IBM InfoSphere Streams and the Uppsala University Space Weather Project

In 2006, the International Astronomical Union (IAU) decided Pluto was no longer a planet, but rather that it was a dwarf planet. Then in 2008, the same group decided Pluto was a plutoid instead of a dwarf planet. This year, the IAU met August 3–14 in Brazil, and while at the time of this writing, that hasn't happened yet, Pluto's official title is expected to come up once again.

One of the big problems with Pluto is that we just don't have enough information about it. Apart from some very distant images and behavioral observations, much of our Plutonian information is mathematical guesswork. If we turn our focus to the opposite side of the solar system, however, the dilemma reverses. The amount of information we can gather about the Sun is so great, it's difficult to capture it, much less do anything useful with the data.

On January 8, 2008, Solar Cycle 24 started.
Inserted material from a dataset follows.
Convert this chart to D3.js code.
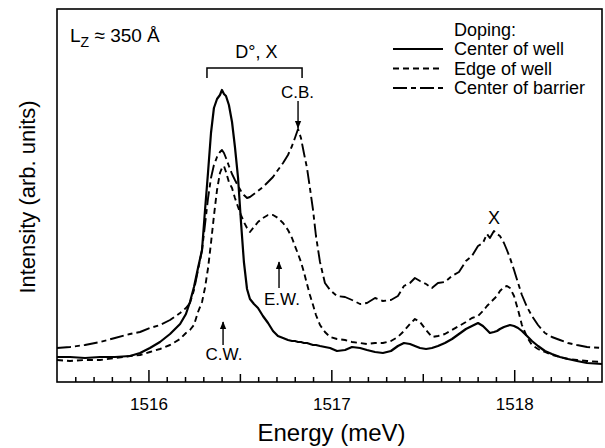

Although that might seem insignificant to most people, in about three years, it will be reaching its peak (Figure 1). Solar storms, or space weather, can have a very significant effect on modern society. These invisible outbursts can take out satellites, disrupt electrical grids and shut down radio communications. There is nothing we can do to avoid solar storms; however, early detection would make it possible to minimize the effects. And, that's what researchers at Uppsala University in Sweden are trying to do.

Figure 1. We are just beginning this solar cycle, which makes early detection particularly important. (Graphic Credit: National Oceanic and Atmospheric Administration, www.noaa.org)

The problem is the amount of data being collected by the digital radio receivers—to be precise, about 6GB of raw data per second. There is no way to store all the data to analyze later, so Uppsala teamed up with IBM and its InfoSphere Streams software to analyze the data in real time.

LJ Associate Editor Mitch Frazier and I had an opportunity to speak with both IBM and Uppsala, and we asked them for more information on how such a feat is accomplished. We weren't surprised to hear, “using Linux”. Here's our Q&A session, with some of my commentary sprinkled in.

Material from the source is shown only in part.